_Problem_
Restate the whole listing word for word. Pictures are left out.

_Information shown_
* START *
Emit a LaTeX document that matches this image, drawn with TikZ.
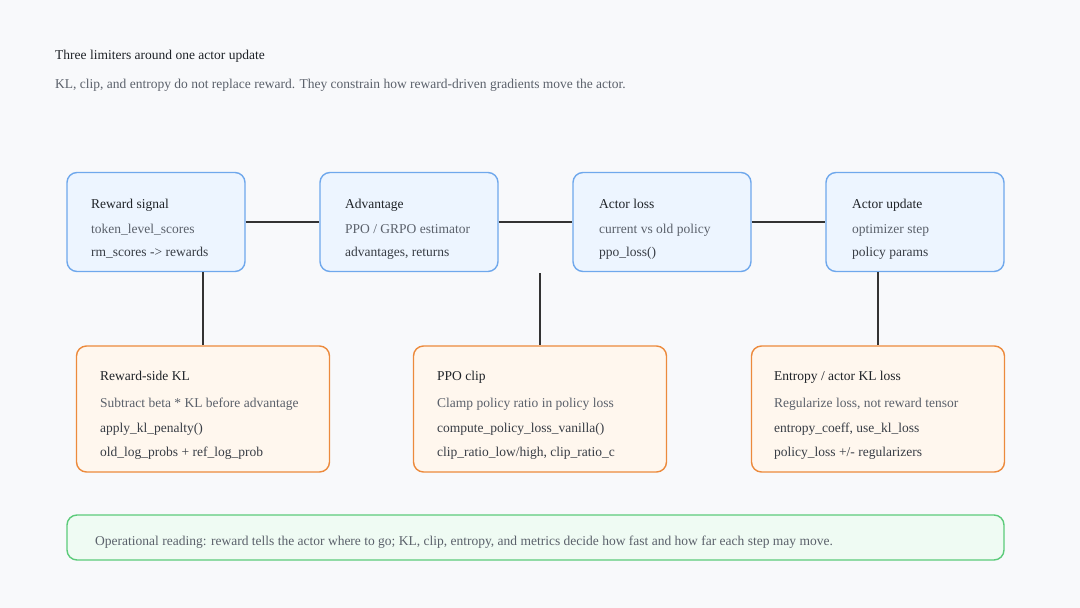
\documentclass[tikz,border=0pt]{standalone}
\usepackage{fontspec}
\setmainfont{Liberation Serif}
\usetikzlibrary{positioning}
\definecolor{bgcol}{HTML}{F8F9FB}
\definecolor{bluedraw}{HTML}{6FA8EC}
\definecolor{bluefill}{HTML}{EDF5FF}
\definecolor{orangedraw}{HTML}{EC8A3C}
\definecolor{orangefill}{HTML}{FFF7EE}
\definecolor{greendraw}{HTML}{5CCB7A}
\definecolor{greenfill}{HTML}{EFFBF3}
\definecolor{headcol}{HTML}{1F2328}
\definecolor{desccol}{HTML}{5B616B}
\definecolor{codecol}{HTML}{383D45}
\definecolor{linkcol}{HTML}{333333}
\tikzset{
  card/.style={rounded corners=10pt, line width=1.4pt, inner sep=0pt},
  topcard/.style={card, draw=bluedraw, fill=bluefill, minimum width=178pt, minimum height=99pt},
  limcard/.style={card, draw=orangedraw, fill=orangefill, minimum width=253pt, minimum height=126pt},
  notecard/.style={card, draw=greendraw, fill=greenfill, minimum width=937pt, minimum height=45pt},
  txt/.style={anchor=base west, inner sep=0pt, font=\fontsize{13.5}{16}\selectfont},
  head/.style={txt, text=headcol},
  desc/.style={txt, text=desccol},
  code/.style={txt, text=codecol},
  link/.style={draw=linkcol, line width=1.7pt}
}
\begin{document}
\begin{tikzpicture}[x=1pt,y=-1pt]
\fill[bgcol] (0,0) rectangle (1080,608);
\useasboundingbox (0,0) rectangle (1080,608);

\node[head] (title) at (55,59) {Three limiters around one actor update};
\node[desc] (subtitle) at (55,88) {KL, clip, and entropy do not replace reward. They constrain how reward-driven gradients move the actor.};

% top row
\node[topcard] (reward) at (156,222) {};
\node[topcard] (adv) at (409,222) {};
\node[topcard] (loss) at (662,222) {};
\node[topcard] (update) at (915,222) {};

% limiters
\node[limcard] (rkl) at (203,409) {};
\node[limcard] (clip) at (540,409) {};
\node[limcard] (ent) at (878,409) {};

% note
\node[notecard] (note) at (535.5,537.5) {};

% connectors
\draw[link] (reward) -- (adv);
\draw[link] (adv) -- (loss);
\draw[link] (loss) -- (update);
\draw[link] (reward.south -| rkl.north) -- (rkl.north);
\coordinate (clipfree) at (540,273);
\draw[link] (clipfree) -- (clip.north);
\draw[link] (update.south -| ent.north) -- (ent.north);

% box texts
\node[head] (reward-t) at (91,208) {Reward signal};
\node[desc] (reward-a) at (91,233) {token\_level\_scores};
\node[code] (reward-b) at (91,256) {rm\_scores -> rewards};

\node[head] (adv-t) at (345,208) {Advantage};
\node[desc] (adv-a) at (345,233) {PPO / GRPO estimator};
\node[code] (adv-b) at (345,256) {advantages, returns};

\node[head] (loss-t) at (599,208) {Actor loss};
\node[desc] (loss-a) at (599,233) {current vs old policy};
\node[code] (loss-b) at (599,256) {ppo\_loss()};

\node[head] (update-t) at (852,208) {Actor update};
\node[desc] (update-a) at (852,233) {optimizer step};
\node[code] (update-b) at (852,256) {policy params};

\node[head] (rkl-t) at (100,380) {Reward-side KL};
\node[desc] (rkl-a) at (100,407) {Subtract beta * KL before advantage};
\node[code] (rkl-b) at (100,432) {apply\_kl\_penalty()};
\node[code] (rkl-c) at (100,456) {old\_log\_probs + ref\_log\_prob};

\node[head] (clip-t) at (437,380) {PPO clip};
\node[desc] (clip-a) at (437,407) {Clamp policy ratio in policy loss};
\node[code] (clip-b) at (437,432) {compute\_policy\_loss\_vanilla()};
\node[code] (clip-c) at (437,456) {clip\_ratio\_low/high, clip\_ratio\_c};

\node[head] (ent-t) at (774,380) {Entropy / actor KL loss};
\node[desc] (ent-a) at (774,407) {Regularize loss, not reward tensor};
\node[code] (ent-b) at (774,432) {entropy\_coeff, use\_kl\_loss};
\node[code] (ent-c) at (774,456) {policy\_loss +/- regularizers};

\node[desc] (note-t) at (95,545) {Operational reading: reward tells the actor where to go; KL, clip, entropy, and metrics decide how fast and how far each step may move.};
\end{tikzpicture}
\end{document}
* END *
_Correct response_
Emit a LaTeX document that matches this image, drawn with TikZ.
\documentclass[tikz,border=0pt]{standalone}
\usepackage{fontspec}
\setmainfont{Liberation Serif}
\usetikzlibrary{positioning}
\definecolor{bgcol}{HTML}{F8F9FB}
\definecolor{bluedraw}{HTML}{6FA8EC}
\definecolor{bluefill}{HTML}{EDF5FF}
\definecolor{orangedraw}{HTML}{EC8A3C}
\definecolor{orangefill}{HTML}{FFF7EE}
\definecolor{greendraw}{HTML}{5CCB7A}
\definecolor{greenfill}{HTML}{EFFBF3}
\definecolor{headcol}{HTML}{1F2328}
\definecolor{desccol}{HTML}{5B616B}
\definecolor{codecol}{HTML}{383D45}
\definecolor{linkcol}{HTML}{333333}
\tikzset{
  card/.style={rounded corners=10pt, line width=1.4pt, inner sep=0pt},
  topcard/.style={card, draw=bluedraw, fill=bluefill, minimum width=178pt, minimum height=99pt},
  limcard/.style={card, draw=orangedraw, fill=orangefill, minimum width=253pt, minimum height=126pt},
  notecard/.style={card, draw=greendraw, fill=greenfill, minimum width=937pt, minimum height=45pt},
  txt/.style={anchor=base west, inner sep=0pt, font=\fontsize{13.5}{16}\selectfont},
  head/.style={txt, text=headcol},
  desc/.style={txt, text=desccol},
  code/.style={txt, text=codecol},
  link/.style={draw=linkcol, line width=1.7pt}
}
\begin{document}
\begin{tikzpicture}[x=1pt,y=-1pt]
\fill[bgcol] (0,0) rectangle (1080,608);
\useasboundingbox (0,0) rectangle (1080,608);

\node[head] (title) at (55,59) {Three limiters around one actor update};
\node[desc] (subtitle) at (55,88) {KL, clip, and entropy do not replace reward. They constrain how reward-driven gradients move the actor.};

% top row
\node[topcard] (reward) at (156,222) {};
\node[topcard] (adv) at (409,222) {};
\node[topcard] (loss) at (662,222) {};
\node[topcard] (update) at (915,222) {};

% limiters
\node[limcard] (rkl) at (203,409) {};
\node[limcard] (clip) at (540,409) {};
\node[limcard] (ent) at (878,409) {};

% note
\node[notecard] (note) at (535.5,537.5) {};

% connectors
\draw[link] (reward) -- (adv);
\draw[link] (adv) -- (loss);
\draw[link] (loss) -- (update);
\draw[link] (reward.south -| rkl.north) -- (rkl.north);
\coordinate (clipfree) at (540,273);
\draw[link] (clipfree) -- (clip.north);
\draw[link] (update.south -| ent.north) -- (ent.north);

% box texts
\node[head] (reward-t) at (91,208) {Reward signal};
\node[desc] (reward-a) at (91,233) {token\_level\_scores};
\node[code] (reward-b) at (91,256) {rm\_scores -> rewards};

\node[head] (adv-t) at (345,208) {Advantage};
\node[desc] (adv-a) at (345,233) {PPO / GRPO estimator};
\node[code] (adv-b) at (345,256) {advantages, returns};

\node[head] (loss-t) at (599,208) {Actor loss};
\node[desc] (loss-a) at (599,233) {current vs old policy};
\node[code] (loss-b) at (599,256) {ppo\_loss()};

\node[head] (update-t) at (852,208) {Actor update};
\node[desc] (update-a) at (852,233) {optimizer step};
\node[code] (update-b) at (852,256) {policy params};

\node[head] (rkl-t) at (100,380) {Reward-side KL};
\node[desc] (rkl-a) at (100,407) {Subtract beta * KL before advantage};
\node[code] (rkl-b) at (100,432) {apply\_kl\_penalty()};
\node[code] (rkl-c) at (100,456) {old\_log\_probs + ref\_log\_prob};

\node[head] (clip-t) at (437,380) {PPO clip};
\node[desc] (clip-a) at (437,407) {Clamp policy ratio in policy loss};
\node[code] (clip-b) at (437,432) {compute\_policy\_loss\_vanilla()};
\node[code] (clip-c) at (437,456) {clip\_ratio\_low/high, clip\_ratio\_c};

\node[head] (ent-t) at (774,380) {Entropy / actor KL loss};
\node[desc] (ent-a) at (774,407) {Regularize loss, not reward tensor};
\node[code] (ent-b) at (774,432) {entropy\_coeff, use\_kl\_loss};
\node[code] (ent-c) at (774,456) {policy\_loss +/- regularizers};

\node[desc] (note-t) at (95,545) {Operational reading: reward tells the actor where to go; KL, clip, entropy, and metrics decide how fast and how far each step may move.};
\end{tikzpicture}
\end{document}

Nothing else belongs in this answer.